Legislative Update: 9-24-20

By Devon Green, Vice President of Government Relations

Two more weeks to go in this strange and abbreviated legislative session. Last week, the House passed H.969, the FY ’21 budget, with minor changes from the governor’s proposal. One health care-related item in the budget includes language around integrating public funding for inpatient mental health care within the DVHA budget

Health Care Provider Workforce: The Senate Health and Welfare committee voted in favor of H.607 on Friday, a bill aimed at increasing the supply of nurses and primary care providers in Vermont. The bill creates two workforce scholarship programs. The Rural Primary Care Physician Scholarship Program will fund in-state medical school tuition for up to five third-year and up to five fourth-year medical students who commit to practicing primary care in a rural area with a health professional shortage or a medically underserved area of Vermont for at least two years. The legislation also funds $1.38 million in nursing scholarships. Students pursuing practical nursing, associate's or bachelor's degrees in nursing that commit to working in Vermont for at least one year after licensure are eligible for the scholarship. 

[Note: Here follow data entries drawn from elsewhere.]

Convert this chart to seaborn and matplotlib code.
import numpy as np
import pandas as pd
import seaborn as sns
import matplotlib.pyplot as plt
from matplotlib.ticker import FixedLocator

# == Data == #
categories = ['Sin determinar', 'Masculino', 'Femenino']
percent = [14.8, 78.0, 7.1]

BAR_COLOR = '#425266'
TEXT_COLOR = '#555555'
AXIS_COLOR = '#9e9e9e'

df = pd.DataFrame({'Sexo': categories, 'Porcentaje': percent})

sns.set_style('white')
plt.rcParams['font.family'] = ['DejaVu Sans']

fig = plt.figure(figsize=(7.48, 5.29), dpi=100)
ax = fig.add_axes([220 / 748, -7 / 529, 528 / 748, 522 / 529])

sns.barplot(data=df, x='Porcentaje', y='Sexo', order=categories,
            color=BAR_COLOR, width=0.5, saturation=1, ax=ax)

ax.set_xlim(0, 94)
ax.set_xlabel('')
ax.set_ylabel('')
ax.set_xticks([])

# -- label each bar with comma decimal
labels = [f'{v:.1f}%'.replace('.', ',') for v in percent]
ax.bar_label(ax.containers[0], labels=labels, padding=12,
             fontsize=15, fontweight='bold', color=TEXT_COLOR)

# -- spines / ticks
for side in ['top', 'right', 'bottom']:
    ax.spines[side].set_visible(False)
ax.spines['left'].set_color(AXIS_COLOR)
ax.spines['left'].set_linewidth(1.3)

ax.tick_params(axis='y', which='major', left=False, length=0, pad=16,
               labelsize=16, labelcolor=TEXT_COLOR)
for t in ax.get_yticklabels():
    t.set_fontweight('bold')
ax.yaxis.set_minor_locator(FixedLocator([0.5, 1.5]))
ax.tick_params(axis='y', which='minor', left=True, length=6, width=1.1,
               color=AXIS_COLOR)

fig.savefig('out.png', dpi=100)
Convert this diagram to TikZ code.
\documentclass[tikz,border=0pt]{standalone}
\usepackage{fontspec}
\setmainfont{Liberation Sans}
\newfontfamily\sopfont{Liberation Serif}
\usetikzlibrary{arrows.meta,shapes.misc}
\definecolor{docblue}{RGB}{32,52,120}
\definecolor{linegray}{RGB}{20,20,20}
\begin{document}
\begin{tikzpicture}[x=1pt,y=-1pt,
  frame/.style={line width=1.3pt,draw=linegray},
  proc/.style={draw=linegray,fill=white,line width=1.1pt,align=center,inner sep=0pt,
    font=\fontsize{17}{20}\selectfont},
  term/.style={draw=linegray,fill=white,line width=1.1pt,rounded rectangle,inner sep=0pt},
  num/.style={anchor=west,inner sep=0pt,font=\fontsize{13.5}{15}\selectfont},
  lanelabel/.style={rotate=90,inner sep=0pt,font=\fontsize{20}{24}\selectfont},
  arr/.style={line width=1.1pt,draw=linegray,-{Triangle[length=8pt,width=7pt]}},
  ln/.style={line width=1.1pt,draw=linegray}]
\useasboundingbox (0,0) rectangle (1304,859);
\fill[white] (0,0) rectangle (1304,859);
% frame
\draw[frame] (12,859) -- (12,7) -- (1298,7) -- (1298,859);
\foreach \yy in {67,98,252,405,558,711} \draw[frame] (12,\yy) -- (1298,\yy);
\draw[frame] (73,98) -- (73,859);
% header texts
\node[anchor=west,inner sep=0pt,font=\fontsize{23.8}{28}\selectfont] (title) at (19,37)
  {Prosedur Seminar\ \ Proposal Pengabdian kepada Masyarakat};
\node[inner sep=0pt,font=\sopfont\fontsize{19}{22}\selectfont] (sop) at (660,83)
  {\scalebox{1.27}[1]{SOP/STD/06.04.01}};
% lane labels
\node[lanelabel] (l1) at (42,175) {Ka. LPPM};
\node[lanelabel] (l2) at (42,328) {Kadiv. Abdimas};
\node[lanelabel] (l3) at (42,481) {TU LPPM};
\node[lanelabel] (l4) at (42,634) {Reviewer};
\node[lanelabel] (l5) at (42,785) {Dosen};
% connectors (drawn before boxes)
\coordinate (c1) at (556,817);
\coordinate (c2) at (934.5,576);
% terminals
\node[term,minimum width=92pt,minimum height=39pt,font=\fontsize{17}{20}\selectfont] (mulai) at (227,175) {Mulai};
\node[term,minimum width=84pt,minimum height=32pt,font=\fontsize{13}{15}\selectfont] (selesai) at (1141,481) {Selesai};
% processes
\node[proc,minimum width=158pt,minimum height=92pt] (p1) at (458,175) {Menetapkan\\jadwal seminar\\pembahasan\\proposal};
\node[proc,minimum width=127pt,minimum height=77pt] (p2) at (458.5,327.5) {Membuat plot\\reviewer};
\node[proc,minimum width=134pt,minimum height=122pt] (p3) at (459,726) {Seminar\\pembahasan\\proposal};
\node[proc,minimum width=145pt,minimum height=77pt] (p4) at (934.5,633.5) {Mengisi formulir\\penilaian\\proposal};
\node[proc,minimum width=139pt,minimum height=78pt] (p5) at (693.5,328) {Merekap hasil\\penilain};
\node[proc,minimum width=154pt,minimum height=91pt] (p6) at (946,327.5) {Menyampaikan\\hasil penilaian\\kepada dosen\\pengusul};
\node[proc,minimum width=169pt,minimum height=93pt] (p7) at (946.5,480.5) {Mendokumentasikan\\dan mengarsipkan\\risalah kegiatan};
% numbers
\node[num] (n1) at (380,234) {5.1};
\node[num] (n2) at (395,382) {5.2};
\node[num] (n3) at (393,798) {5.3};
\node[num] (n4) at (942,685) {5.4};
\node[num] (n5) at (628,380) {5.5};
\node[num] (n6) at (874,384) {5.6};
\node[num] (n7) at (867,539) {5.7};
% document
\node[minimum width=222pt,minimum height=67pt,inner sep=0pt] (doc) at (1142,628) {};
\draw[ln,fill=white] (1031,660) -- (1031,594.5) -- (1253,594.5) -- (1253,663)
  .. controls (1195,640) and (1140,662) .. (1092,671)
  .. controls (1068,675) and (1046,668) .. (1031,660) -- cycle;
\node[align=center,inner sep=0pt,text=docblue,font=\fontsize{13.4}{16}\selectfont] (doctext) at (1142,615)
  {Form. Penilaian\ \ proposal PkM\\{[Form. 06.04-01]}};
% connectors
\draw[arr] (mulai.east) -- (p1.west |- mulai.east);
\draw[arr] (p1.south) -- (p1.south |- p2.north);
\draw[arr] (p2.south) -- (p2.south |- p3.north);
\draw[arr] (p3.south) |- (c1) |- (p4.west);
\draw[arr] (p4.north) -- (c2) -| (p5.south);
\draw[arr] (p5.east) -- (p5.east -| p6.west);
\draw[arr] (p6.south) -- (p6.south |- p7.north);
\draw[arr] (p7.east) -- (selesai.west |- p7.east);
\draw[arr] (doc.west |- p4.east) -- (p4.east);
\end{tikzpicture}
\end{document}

Hospital Price Transparency: The Senate Health and Welfare Committee advanced H.795, a bill that requires the Green Mountain Care Board to use the Vermont Health Care Uniform Reporting and Evaluation (VHCURES) data to develop a dashboard that would allow consumers to review the price of a procedure at different hospitals by February 15, 2022. 

The committee also amended the bill with the following:

  • Requiring the GMCB to provide recommendations on increasing hospital financial sustainability to the Legislature by September 1, 2021. Information submitted by the hospitals to inform the sustainability recommendations shall be confidential.  

  • Requiring the GMCB to work with the Department of Financial Regulation and the Agency of Human Services to identify ways to improve provider sustainability and increase equity in reimbursement amounts among providers. 

  • Providing Department of Financial Regulation with the authority to require health insurers to waive or limit cost-sharing requirements related to COVID-19 diagnosis and treatment, including tests for influenza, pneumonia, or other respiratory viruses when it is the primary or secondary diagnosis.

State Emergency Powers: The Senate Government Operations Committee passed their “lessons learned” bill that establishes statutory provisions that can be used for the operation of government in cases of emergency. The bill establishes a process for health care licensure issues, which had been a problem at the start of the pandemic, including extending licenses, out-of-state licensed health care professionals licensed in Vermont, allowing retired health care professionals to practice under certain requirements, allowing the Director of the Office of Professional Regulation to act on behalf of the boards attached to the office and allowing the Executive Director of the Board of Medical Practice to act on behalf its licensed providers.